Problem details:
Please write out the lines of the data exactly, beginning with the first and ending with the line containing "plt.rcParams['font.family'] = ['Liberation"; leave the pictures behind.

Data section:
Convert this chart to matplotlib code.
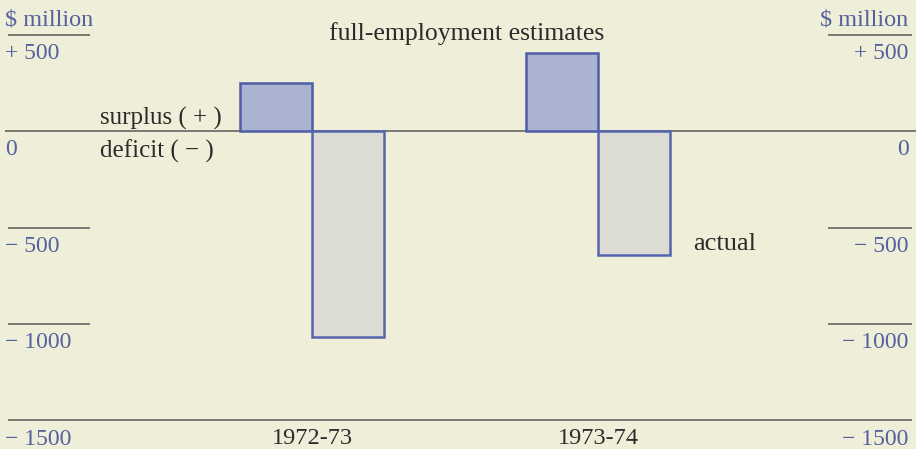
import matplotlib.pyplot as plt
import numpy as np

categories = ['1972-73', '1973-74']
full_employment = [250, 405]
actual = [-1065, -645]
tick_values = [500, 0, -500, -1000, -1500]
tick_labels = ['+ 500', '0', '\u2212 500', '\u2212 1000', '\u2212 1500']

bg = '#efeed9'
blue_text = '#55609e'
dark = '#2b2b2b'
line_col = '#5a5a5a'

plt.rcParams['font.family'] = ['Liberation Serif', 'DejaVu Serif']

fig = plt.figure(figsize=(9.16, 4.49), dpi=100, facecolor=bg)
ax = fig.add_axes([0, 0, 1, 1])
ax.set_facecolor(bg)

x = np.arange(len(categories))
w = 0.252
ax.bar(x - w / 2, full_employment, w, color='#aab4d0', edgecolor='#4f5da6', lw=1.8, zorder=3)
ax.bar(x + w / 2, actual, w, color='#dcdcd5', edgecolor='#5564ae', lw=1.8, zorder=3)

ax.set_xlim(-312 / 286, (916 - 312) / 286)
ax.set_ylim(-(449 - 131) / 96.5 * 500, 131 / 96.5 * 500)
ax.axis('off')

ytr = ax.get_yaxis_transform()
ax.hlines(0, 0.006, 1.0, transform=ytr, color=line_col, lw=1.1, zorder=2)
ax.hlines(-1500, 0.009, 0.996, transform=ytr, color=line_col, lw=1.1, zorder=2)
for v in [500, -500, -1000]:
    ax.hlines(v, 0.009, 0.098, transform=ytr, color=line_col, lw=1.1)
    ax.hlines(v, 0.904, 0.996, transform=ytr, color=line_col, lw=1.1)

for v, lab in zip(tick_values, tick_labels):
    ax.annotate(lab, xy=(0.006, v), xycoords=ytr, xytext=(0, -6), textcoords='offset points',
                ha='left', va='top', fontsize=17, color=blue_text)
    ax.annotate(lab, xy=(0.992, v), xycoords=ytr, xytext=(0, -6), textcoords='offset points',
                ha='right', va='top', fontsize=17, color=blue_text)

ax.text(0.006, 0.978, '$ million', transform=ax.transAxes, ha='left', va='top',
        fontsize=17.5, color=blue_text)
ax.text(0.992, 0.978, '$ million', transform=ax.transAxes, ha='right', va='top',
        fontsize=17.5, color=blue_text)

ax.text(0.509, 1 - 34 / 449, 'full-employment estimates', transform=ax.transAxes,
        ha='center', va='center', fontsize=18.5, color=dark)
ax.text(0.109, 1 - 125 / 449, 'surplus ( + )', transform=ax.transAxes,
        ha='left', va='baseline', fontsize=18, color=dark)
ax.text(0.109, 1 - 158 / 449, 'deficit ( \u2212 )', transform=ax.transAxes,
        ha='left', va='baseline', fontsize=18, color=dark)
ax.text(693 / 916, 1 - 244 / 449, 'actual', transform=ax.transAxes,
        ha='left', va='center', fontsize=19, color=dark)

xtr = ax.get_xaxis_transform()
for i, c in enumerate(categories):
    ax.text(x[i], 1 - 439 / 449, c, transform=xtr, ha='center', va='center',
            fontsize=17.5, color=dark)

plt.savefig('out.png', dpi=100, facecolor=bg)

Response:
Convert this chart to matplotlib code.
import matplotlib.pyplot as plt
import numpy as np

categories = ['1972-73', '1973-74']
full_employment = [250, 405]
actual = [-1065, -645]
tick_values = [500, 0, -500, -1000, -1500]
tick_labels = ['+ 500', '0', '\u2212 500', '\u2212 1000', '\u2212 1500']

bg = '#efeed9'
blue_text = '#55609e'
dark = '#2b2b2b'
line_col = '#5a5a5a'

plt.rcParams['font.family'] = ['Liberation Serif', 'DejaVu Serif']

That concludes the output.